The fan culture in football is based on banter and “ripping the piss”, to quote the jargon. But to a certain Rangers fan – not entirely unexpectedly – this hilarity at their club’s fate has produced quite a glumness.

This is one area where humour is decidedly off-limits. Instead “agendas” and “conspiracies” abound about the vast forces arrayed against Rangers. Everyone bar the Women’s Rural, it seems, has “had it in” for this club.

Another worthy winner.

 

Administrator of the Year: (award suspended)

The two main contenders, Neil Doncaster and Stewart Regan, were bowling along fine before the Rangers saga exploded.
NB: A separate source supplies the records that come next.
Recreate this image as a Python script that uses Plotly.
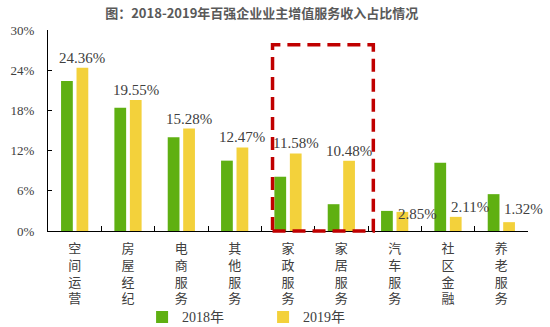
import plotly.graph_objects as go

categories = ["空间运营", "房屋经纪", "电商服务", "其他服务", "家政服务",
              "家居服务", "汽车服务", "社区金融", "养老服务"]
values_2018 = [22.4, 18.4, 14.0, 10.5, 8.1, 4.0, 3.0, 10.2, 5.5]
values_2019 = [24.36, 19.55, 15.28, 12.47, 11.58, 10.48, 2.85, 2.11, 1.32]
y_ticks = [0, 6, 12, 18, 24, 30]

GREEN = "#5FB012"
YELLOW = "#F3D13B"
SERIF = "Liberation Serif, Noto Sans CJK SC, serif"
CJK = "Noto Sans CJK SC, sans-serif"
Y_MAX = 30

tick_text = ["<br>".join(list(c)) for c in categories]

fig = go.Figure()
fig.add_trace(go.Bar(name="2018年", x=categories, y=values_2018,
                     marker=dict(color=GREEN, line=dict(width=0))))
fig.add_trace(go.Bar(name="2019年", x=categories, y=values_2019,
                     marker=dict(color=YELLOW, line=dict(width=0))))

# value labels for 2019
label_style = dict(font=dict(family=SERIF, size=15, color="#404040"), showarrow=False)
for i, (c, v) in enumerate(zip(categories, values_2019)):
    txt = f"{v:.2f}%"
    if i < 6:
        fig.add_annotation(x=c, y=v, text=txt, xshift=7.5, yshift=0,
                           xanchor="center", yanchor="bottom", **label_style)
    else:
        dy = [-2, 10, 13][i - 6]
        fig.add_annotation(x=c, y=v, text=txt, xshift=1, yshift=dy,
                           xanchor="left", yanchor="middle", **label_style)

# red dashed highlight box around 家政服务 / 家居服务
fig.add_shape(type="rect", xref="x", yref="paper",
              x0=4 - 0.29, x1=5 + 0.6, y0=0, y1=27.8 / Y_MAX,
              line=dict(color="#C00000", width=3.5, dash="13px,7px"),
              fillcolor="rgba(0,0,0,0)", layer="above")

fig.update_layout(
    width=550, height=327,
    margin=dict(l=48, r=22, t=30, b=96, autoexpand=False),
    paper_bgcolor="white", plot_bgcolor="white",
    barmode="group", bargap=0.42, bargroupgap=0.24,
    title=dict(text="<b>图：2018-2019年百强企业业主增值服务收入占比情况</b>",
               x=0.476, xanchor="center", xref="container",
               y=1 - 13 / 327, yanchor="middle", yref="container",
               font=dict(family=CJK, size=13, color="#595959")),
    showlegend=True,
    legend=dict(orientation="h", x=0.196, xanchor="left",
                y=-0.43, yanchor="middle",
                font=dict(family=SERIF, size=14, color="#404040"),
                itemwidth=30, entrywidth=76, entrywidthmode="pixels",
                bgcolor="rgba(0,0,0,0)", itemclick=False),
)
fig.update_xaxes(
    tickmode="array", tickvals=categories, ticktext=tick_text,
    range=[-0.5, len(categories) - 0.5],
    showline=True, linecolor="black", linewidth=1.3,
    ticks="inside", tickson="boundaries", ticklen=5, tickcolor="black",
    showgrid=False, zeroline=False, ticklabelstandoff=5, automargin=False,
    tickfont=dict(family=CJK, size=13, color="#404040"),
)
fig.update_yaxes(
    range=[0, Y_MAX], tickmode="array", tickvals=y_ticks,
    ticktext=[f"{t}%" for t in y_ticks],
    showline=True, linecolor="black", linewidth=1.3,
    ticks="inside", ticklen=4, tickcolor="black", automargin=False,
    showgrid=False, zeroline=False, ticklabelstandoff=10,
    tickfont=dict(family=SERIF, size=13, color="#404040"),
)

fig.write_html("out.html")
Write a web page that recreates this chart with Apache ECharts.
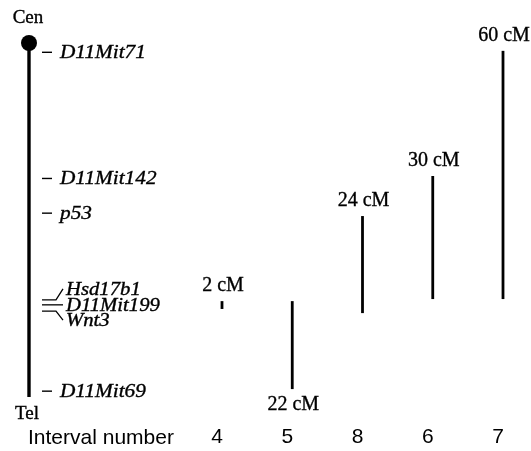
<!DOCTYPE html>
<html><head><meta charset="utf-8">
<script src="https://cdn.jsdelivr.net/npm/echarts@6/dist/echarts.min.js"></script>
<style>html,body{margin:0;padding:0;background:#fff}#c{width:531px;height:451px}</style>
</head><body><div id="c"></div>
<script>
// ---- data (positions along chromosome in cM, from centromere) ----
const intervals = ['4', '5', '8', '6', '7'];
const intervalStart = [62.5, 62.5, 41.9, 32.2, 1.9];
const intervalEnd = [64.4, 83.8, 65.4, 62.0, 62.0];
const intervalLabels = ['2 cM', '22 cM', '24 cM', '30 cM', '60 cM'];

const markerNames = ['D11Mit71', 'D11Mit142', 'p53', 'Hsd17b1', 'D11Mit199', 'Wnt3', 'D11Mit69'];
const markerPos = [2.25, 32.8, 41.2, 62.2, 63.4, 64.9, 84.3];

const chromosome = [0, 85.7];
const chromEndNames = ['Cen', 'Tel'];
const axisTitle = 'Interval number';

// ---- style-only settings ----
const labelBelow = [false, true, false, false, false];
const markerFan = [null, null, null, -11, 0, 9, null];
const INK = '#000';
const SERIF = 'Liberation Serif';
const SANS = 'Liberation Sans';
const HEAVY = { stroke: INK, lineWidth: 0.35 };

const chart = echarts.init(document.getElementById('c'));
const GRID_TOP = 43, GRID_BOTTOM = 36.3;

function txt(x, y, text, font, align, extra) {
  return Object.assign({
    type: 'text', x: x, y: y,
    style: Object.assign({ text: text, fill: INK, font: font, align: align, verticalAlign: 'middle' }, HEAVY)
  }, extra || {});
}

chart.setOption({
  animation: false,
  backgroundColor: '#fff',
  title: {
    text: axisTitle, left: 28, top: 428, padding: 0,
    textStyle: { fontFamily: SANS, fontSize: 21, fontWeight: 'normal', color: INK, lineHeight: 20 }
  },
  grid: [
    { left: 222, right: 28, top: GRID_TOP, bottom: GRID_BOTTOM },
    { left: 29, width: 100, top: GRID_TOP, bottom: GRID_BOTTOM }
  ],
  xAxis: [
    {
      gridIndex: 0, type: 'category', data: intervals, boundaryGap: false,
      axisLine: { show: false }, axisTick: { show: false }, splitLine: { show: false },
      axisLabel: { fontFamily: SANS, fontSize: 21, color: INK, margin: 12, padding: [0, 10, 0, 0] }
    },
    { gridIndex: 1, type: 'value', min: 0, max: 1, show: false }
  ],
  yAxis: [
    { gridIndex: 0, type: 'value', inverse: true, min: 0, max: 90, show: false },
    { gridIndex: 1, type: 'value', inverse: true, min: 0, max: 90, show: false }
  ],
  series: [
    {
      type: 'custom', xAxisIndex: 0, yAxisIndex: 0, clip: false,
      data: intervals.map((c, i) => [i, intervalStart[i], intervalEnd[i]]),
      renderItem(params, api) {
        const i = params.dataIndex;
        const a = api.coord([api.value(0), api.value(1)]);
        const b = api.coord([api.value(0), api.value(2)]);
        const below = labelBelow[i];
        return {
          type: 'group',
          children: [
            { type: 'line', shape: { x1: a[0], y1: a[1], x2: b[0], y2: b[1] },
              style: { stroke: INK, lineWidth: 2.8 } },
            txt(a[0] + 1, below ? b[1] + 16 : a[1] - 15, intervalLabels[i], '20px "' + SERIF + '"', 'center')
          ]
        };
      }
    },
    {
      type: 'custom', xAxisIndex: 1, yAxisIndex: 1, clip: false,
      data: [[0, chromosome[0], chromosome[1]]],
      renderItem(params, api) {
        const a = api.coord([0, api.value(1)]);
        const b = api.coord([0, api.value(2)]);
        return {
          type: 'group',
          children: [
            { type: 'line', shape: { x1: a[0], y1: a[1], x2: b[0], y2: b[1] },
              style: { stroke: INK, lineWidth: 3.4 } },
            { type: 'circle', shape: { cx: a[0], cy: a[1], r: 8 }, style: { fill: INK } },
            txt(a[0] - 1, a[1] - 25, chromEndNames[0], '19px "' + SERIF + '"', 'center'),
            txt(b[0] - 2, b[1] + 17, chromEndNames[1], '19px "' + SERIF + '"', 'center')
          ]
        };
      }
    },
    {
      type: 'custom', xAxisIndex: 1, yAxisIndex: 1, clip: false,
      data: markerPos.map(v => [0, v]),
      renderItem(params, api) {
        const i = params.dataIndex;
        const p = api.coord([0, api.value(1)]);
        const x0 = p[0], y = p[1];
        const fan = markerFan[i];
        const font = 'italic 19px "' + SERIF + '"';
        if (fan === null) {
          return {
            type: 'group',
            children: [
              { type: 'line', shape: { x1: x0 + 13, y1: y, x2: x0 + 23, y2: y },
                style: { stroke: INK, lineWidth: 1.4 } },
              txt(x0 + 31, y + 1, markerNames[i], font, 'left', { scaleX: 1.12 })
            ]
          };
        }
        return {
          type: 'group',
          children: [
            { type: 'polyline',
              shape: { points: [[x0 + 13, y], [x0 + 27, y], [x0 + 34, y + fan]] },
              style: { stroke: INK, lineWidth: 1.3, fill: null } },
            txt(x0 + 37, y + fan + 1, markerNames[i], 'italic 18px "' + SERIF + '"', 'left', { scaleX: 1.15 })
          ]
        };
      }
    }
  ]
});
</script>
</body></html>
Whereupon their office windows were blown out and the two figures emerged distinctly bedraggled, their faces smeared, their clothes in shards.

On top of this, Doncaster is desperately trying to keep an SPL TV deal alive, while Regan is looking for yet another Scotland manager.

The judges have suspended this award.

 

Fall-Guy of the Year: Craig Levein

The former Scotland manager is nursing his wounds after a disastrous 2012. An early warning was a 5-1 humiliation at the hands of the USA. Then came two weak Scotland performances in the openers to the World Cup 2014 campaign, followed by defeats to Wales and Belgium.

“So that’s two points out of 12 on the road to Rio,” said Chick Young, gasping. The manager was a goner.

On Levein’s gravestone it might read: “Here lies Craig Levein. He played 4-6-0.”

 

Lazarus of the Year: Charles Green

It is hard to believe, excluding a section of enduring sceptics, how much Charles Green has endeared himself to the Rangers support. Detested, and even threatened, by some, the Yorkshireman persuaded Ally McCoist and Walter Smith to back him, and hasn’t looked back.

Green may well make a success of his Rangers intervention. Investors in his recent listing of the club might even be up on the deal – a rarity in football. There will be a run on ‘We Love Charlie’ tee-shirts around Ibrox any time soon.